Market Dynamics Strengthen Integration of North American
Pork Markets
So, why does the U.S. import so many Canadian hogs? A
combination of policy change in Canada and significant industry
restructuring in the United States certainly set the stage. The
cheap Canadian dollar between 1996 and 2002 in terms of U.S. currency
likely provided a windfall to sellers of Canadian hogs in the United
States. But the key to the increase in U.S. hog imports may well
be the dynamics of events—the order and the speed at which
they occurred. Changes in structures of U.S. hog production and
processing, although not independent of each other, did not occur
as a perfectly timed and coordinated sequence of events. In order
to maximize throughput and still maintain capacity to accommodate
heavy slaughter periods, U.S. packing facilities bid up the price
of hogs. Years ago, when an individual slaughter plant bid up hog
prices, profits would have accrued only to producers located close
to the plant. Now, prices bid by packers in Iowa and Kentucky to
maintain throughput are high enough to attract producers located
as far away as Manitoba and Ontario. The lower cost base of the
U.S. slaughter industry, relative to Canada's, allows U.S. packers
to consistently bid aggressively for hogs, and thus functions as
a primary driver of U.S. live hog imports.

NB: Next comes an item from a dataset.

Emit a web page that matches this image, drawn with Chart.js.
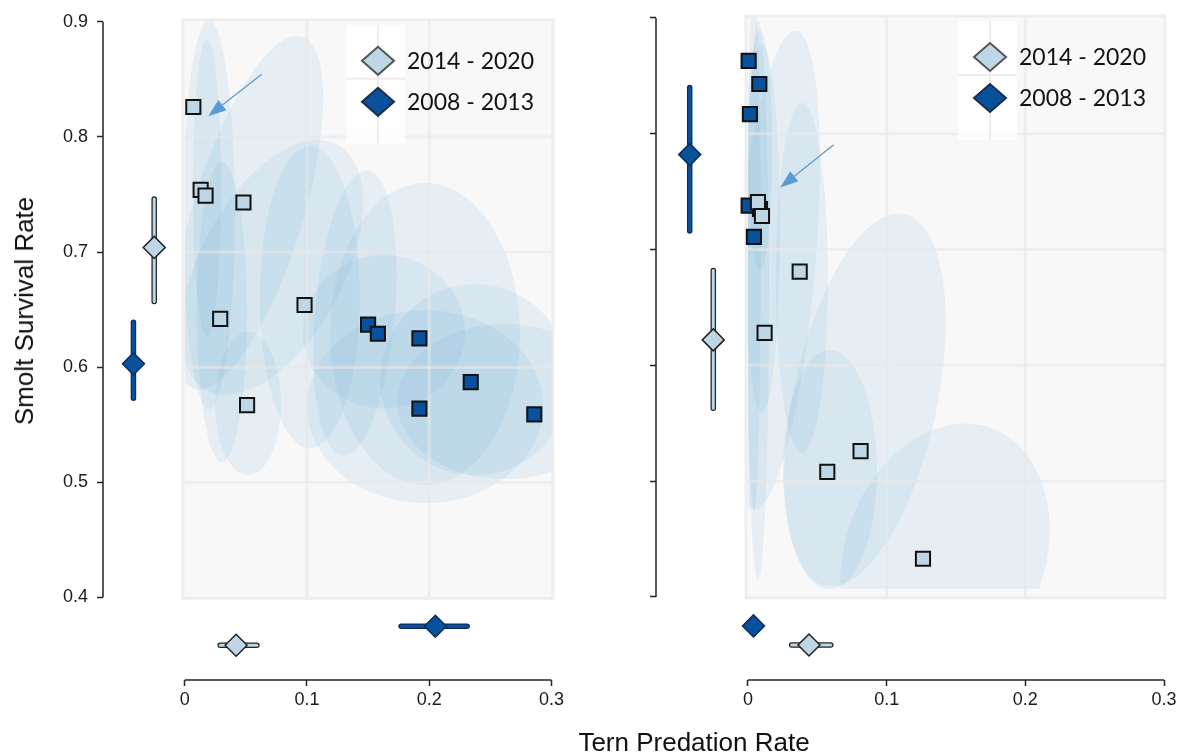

Pork production in North America is arguably an application of the
theory of comparative advantage. Canada mainly specializes in the
stage of pork production where it is most efficient—feeder
pig production—and the United States tends to specialize in
finishing hogs—particularly in the Corn Belt States, where
costs of corn and soybean meal are minimized—and in processing
finished hogs in large-scale processing facilities that can minimize
costs. Consumers in North America and Asia reap the benefits of
low-cost, high-quality pork products.